O. Rose Broderick reports on the health policies and technologies that govern people with disabilities’ lives. Before coming to STAT, she worked at WNYC’s Radiolab and Scientific American, and her story debunking a bogus theory about transgender kids was nominated for a 2024 GLAAD Media Award. You can reach Rose on Signal at rosebroderick.11.

Health secretary Robert F. Kennedy Jr. made waves in February when he opined that changing your diet can “cure” schizophrenia. His comment sparked a wave of backlash from researchers who called the secretary’s remarks “unfounded.” 

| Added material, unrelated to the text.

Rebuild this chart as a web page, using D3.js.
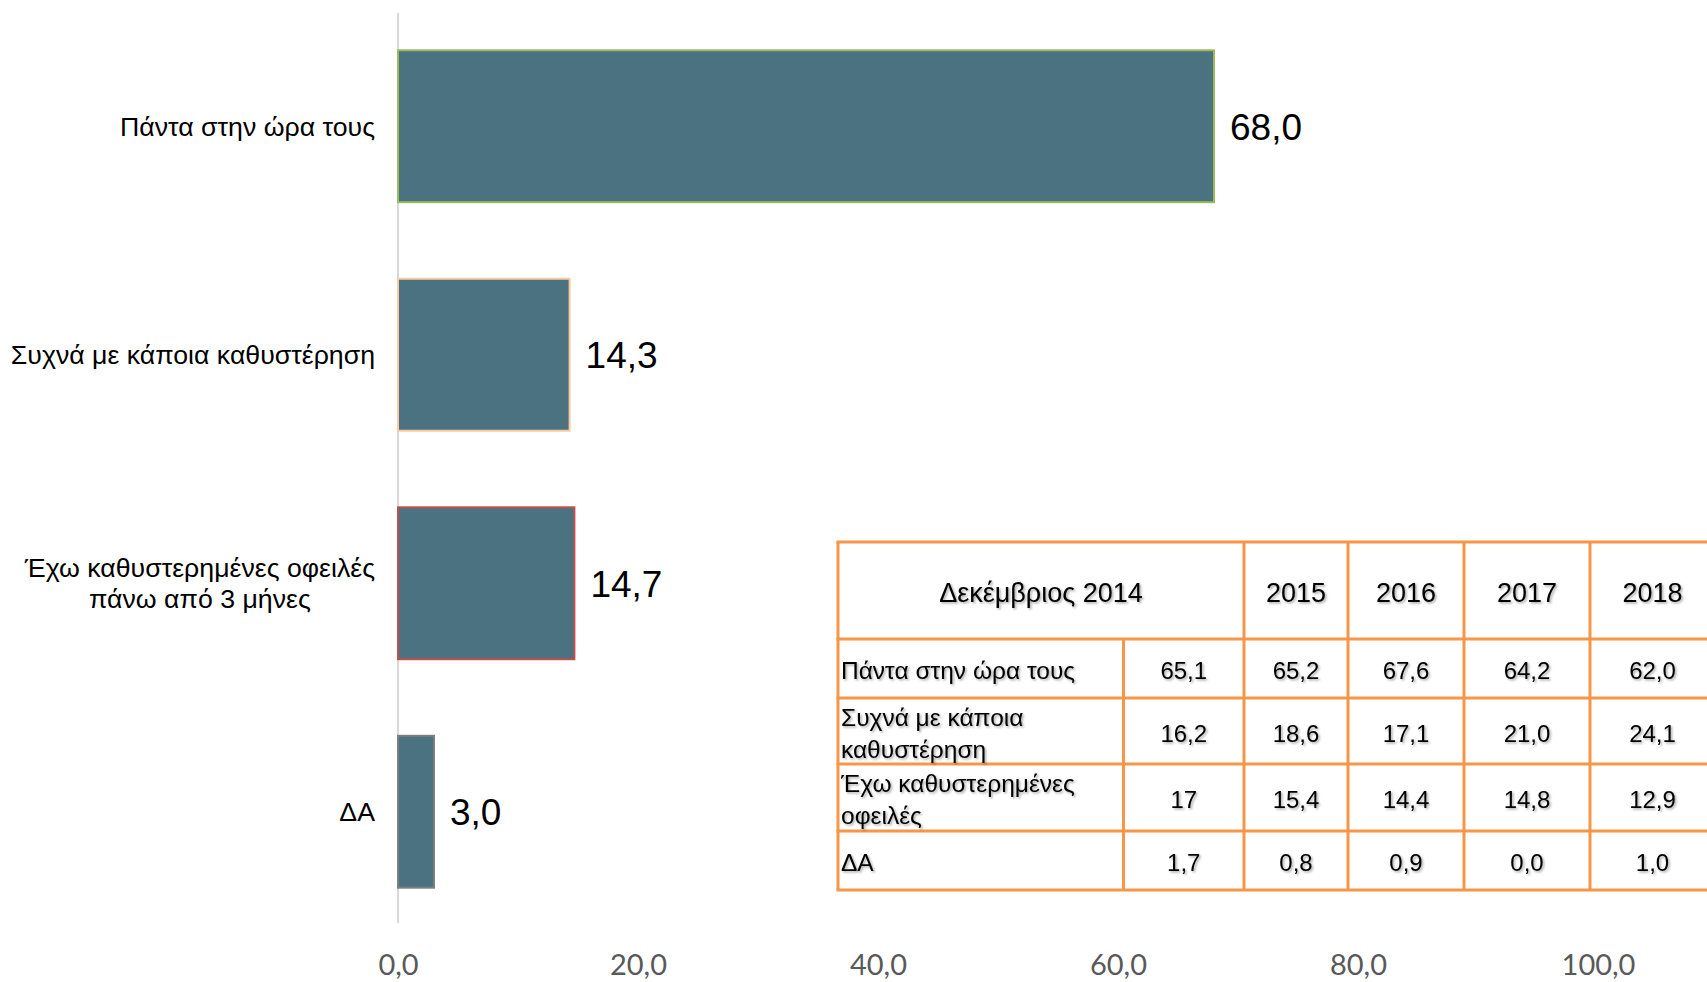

While the current scientific consensus suggests that schizophrenia cannot be cured through diet, Kennedy’s interests in nutrition and diet as tools to treat mental illness are shared by some researchers and clinicians eager to find alternatives for conditions like schizophrenia that lack good treatment options. A person’s mental health, they say, is not solely determined by neurotransmitters bouncing around inside their brain, but also by other bodily pathways.

Stanford University researcher Shebani Sethi has been at the vanguard of this group, a field she calls “metabolic psychiatry.” Her work has caught the interest of leaders in the Make America Healthy Again movement, including physician Mark Hyman, a longtime friend of Kennedy.